-- start of Available records --
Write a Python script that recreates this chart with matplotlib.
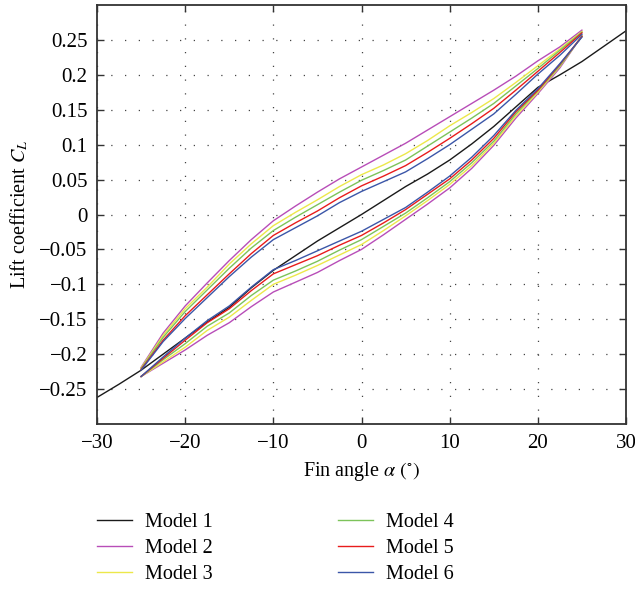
import matplotlib
matplotlib.use("Agg")
import matplotlib.pyplot as plt
from matplotlib.ticker import FuncFormatter

plt.rcParams['font.family'] = ['Liberation Serif', 'DejaVu Serif']
plt.rcParams['mathtext.fontset'] = 'stix'

# Model 1: single curve, -30..30 deg
angle_m1 = [-30, -27.5, -25, -22.5, -20, -17.5, -15, -12.5, -10, -7.5, -5, -2.5, 0,
            2.5, 5, 7.5, 10, 12.5, 15, 17.5, 20, 22.5, 25, 27.5, 30]
cl_m1 = [-0.262, -0.243, -0.223, -0.200, -0.177, -0.154, -0.133, -0.105, -0.080,
         -0.059, -0.038, -0.019, 0.000, 0.020, 0.040, 0.058, 0.078, 0.101, 0.126,
         0.154, 0.182, 0.200, 0.219, 0.241, 0.263]

# Models 2-6: hysteresis loops, -25..25 deg
angle_loop = [-25, -22.5, -20, -17.5, -15, -12.5, -10, -7.5, -5, -2.5, 0,
              2.5, 5, 7.5, 10, 12.5, 15, 17.5, 20, 22.5, 25]

upper_m2 = [-0.219, -0.170, -0.131, -0.098, -0.066, -0.036, -0.009, 0.012, 0.032, 0.051, 0.068,
            0.085, 0.102, 0.121, 0.140, 0.159, 0.178, 0.198, 0.220, 0.240, 0.264]
upper_m3 = [-0.220, -0.173, -0.135, -0.104, -0.071, -0.042, -0.016, 0.003, 0.021, 0.040, 0.057,
            0.071, 0.087, 0.106, 0.127, 0.146, 0.166, 0.189, 0.213, 0.237, 0.262]
upper_m4 = [-0.221, -0.176, -0.139, -0.108, -0.077, -0.048, -0.023, -0.004, 0.014, 0.032, 0.049,
            0.063, 0.078, 0.098, 0.118, 0.138, 0.159, 0.184, 0.209, 0.235, 0.261]
upper_m5 = [-0.222, -0.180, -0.145, -0.115, -0.085, -0.056, -0.030, -0.012, 0.005, 0.024, 0.041,
            0.055, 0.070, 0.089, 0.109, 0.130, 0.152, 0.178, 0.205, 0.232, 0.260]
upper_m6 = [-0.223, -0.182, -0.149, -0.119, -0.089, -0.061, -0.036, -0.019, -0.002, 0.017, 0.033,
            0.047, 0.061, 0.080, 0.100, 0.122, 0.144, 0.172, 0.201, 0.228, 0.258]

lower_m2 = [-0.232, -0.213, -0.194, -0.173, -0.155, -0.132, -0.111, -0.097, -0.083, -0.066, -0.050,
            -0.029, -0.007, 0.015, 0.038, 0.066, 0.099, 0.138, 0.173, 0.210, 0.256]
lower_m3 = [-0.232, -0.211, -0.190, -0.166, -0.147, -0.123, -0.100, -0.087, -0.073, -0.058, -0.043,
            -0.023, -0.002, 0.020, 0.043, 0.070, 0.102, 0.141, 0.175, 0.212, 0.256]
lower_m4 = [-0.232, -0.208, -0.185, -0.160, -0.141, -0.116, -0.094, -0.081, -0.067, -0.051, -0.036,
            -0.017, 0.002, 0.024, 0.047, 0.074, 0.105, 0.144, 0.177, 0.213, 0.255]
lower_m5 = [-0.232, -0.206, -0.180, -0.155, -0.135, -0.109, -0.085, -0.072, -0.059, -0.044, -0.030,
            -0.012, 0.007, 0.029, 0.051, 0.078, 0.109, 0.147, 0.178, 0.215, 0.255]
lower_m6 = [-0.232, -0.204, -0.177, -0.152, -0.131, -0.104, -0.079, -0.066, -0.052, -0.038, -0.024,
            -0.007, 0.010, 0.032, 0.055, 0.082, 0.113, 0.149, 0.180, 0.216, 0.254]

labels = ["Model 1", "Model 2", "Model 3", "Model 4", "Model 5", "Model 6"]
colors = ["#1a1a1a", "#b84db8", "#ece84a", "#7cc35a", "#e81c1c", "#3b56a8"]

x_ticks = [-30, -20, -10, 0, 10, 20, 30]
y_ticks = [-0.25, -0.2, -0.15, -0.1, -0.05, 0, 0.05, 0.1, 0.15, 0.2, 0.25]

fig = plt.figure(figsize=(6.35, 5.91), dpi=100)
ax = fig.add_axes([97/635, 1-424/591, (626-97)/635, (424-5)/591])

handles = []
h, = ax.plot(angle_m1, cl_m1, color=colors[0], lw=1.0, label=labels[0])
handles.append(h)
uppers = [upper_m2, upper_m3, upper_m4, upper_m5, upper_m6]
lowers = [lower_m2, lower_m3, lower_m4, lower_m5, lower_m6]
for i, (up, lo) in enumerate(zip(uppers, lowers)):
    c = colors[i + 1]
    h, = ax.plot(angle_loop, up, color=c, lw=1.0, label=labels[i + 1])
    ax.plot(angle_loop, lo, color=c, lw=1.0)
    handles.append(h)

ax.set_xlim(-30, 30)
ax.set_ylim(-0.3, 0.3)
ax.set_xticks(x_ticks)
ax.set_yticks(y_ticks)

def fmt(v, pos):
    s = f"{v:g}"
    if s == "-0":
        s = "0"
    return s.replace("-", "\u2212")

ax.xaxis.set_major_formatter(FuncFormatter(fmt))
ax.yaxis.set_major_formatter(FuncFormatter(fmt))
ax.tick_params(direction='in', top=True, right=True, length=5, width=1,
               color='#333333', labelsize=15, pad=7)
ax.grid(True, color='#444444', linestyle=(0, (1, 10)), linewidth=0.9)
for sp in ax.spines.values():
    sp.set_color('#333333')
    sp.set_linewidth(1.3)

ax.set_xlabel(r"Fin angle $\alpha$ $(^{\circ})$", fontsize=14.5, labelpad=5)
ax.set_ylabel(r"Lift coefficient $C_L$", fontsize=14.5, labelpad=6)

fig.legend(handles=handles, labels=labels, loc='upper left', ncol=2,
           bbox_to_anchor=(97/635, 1-513/591), frameon=False, fontsize=14.5,
           borderpad=0, borderaxespad=0, handlelength=1.74, handletextpad=0.65,
           labelspacing=0.35, columnspacing=6.2)

fig.savefig("out.png", dpi=100)
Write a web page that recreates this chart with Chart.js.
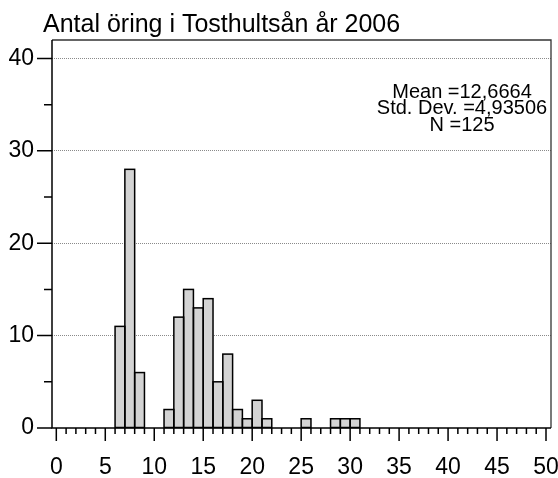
-- end of Available records --
**Work instructions**
Transcribe the opening line of the listing above, please, and every line after it through the line with "2.5, 5, 7.5, 10, 12.5, 15, 17.5, 20, 22.5, 25]", word for word, without pictures.

**The solution**
Write a Python script that recreates this chart with matplotlib.
import matplotlib
matplotlib.use("Agg")
import matplotlib.pyplot as plt
from matplotlib.ticker import FuncFormatter

plt.rcParams['font.family'] = ['Liberation Serif', 'DejaVu Serif']
plt.rcParams['mathtext.fontset'] = 'stix'

# Model 1: single curve, -30..30 deg
angle_m1 = [-30, -27.5, -25, -22.5, -20, -17.5, -15, -12.5, -10, -7.5, -5, -2.5, 0,
            2.5, 5, 7.5, 10, 12.5, 15, 17.5, 20, 22.5, 25, 27.5, 30]
cl_m1 = [-0.262, -0.243, -0.223, -0.200, -0.177, -0.154, -0.133, -0.105, -0.080,
         -0.059, -0.038, -0.019, 0.000, 0.020, 0.040, 0.058, 0.078, 0.101, 0.126,
         0.154, 0.182, 0.200, 0.219, 0.241, 0.263]

# Models 2-6: hysteresis loops, -25..25 deg
angle_loop = [-25, -22.5, -20, -17.5, -15, -12.5, -10, -7.5, -5, -2.5, 0,
              2.5, 5, 7.5, 10, 12.5, 15, 17.5, 20, 22.5, 25]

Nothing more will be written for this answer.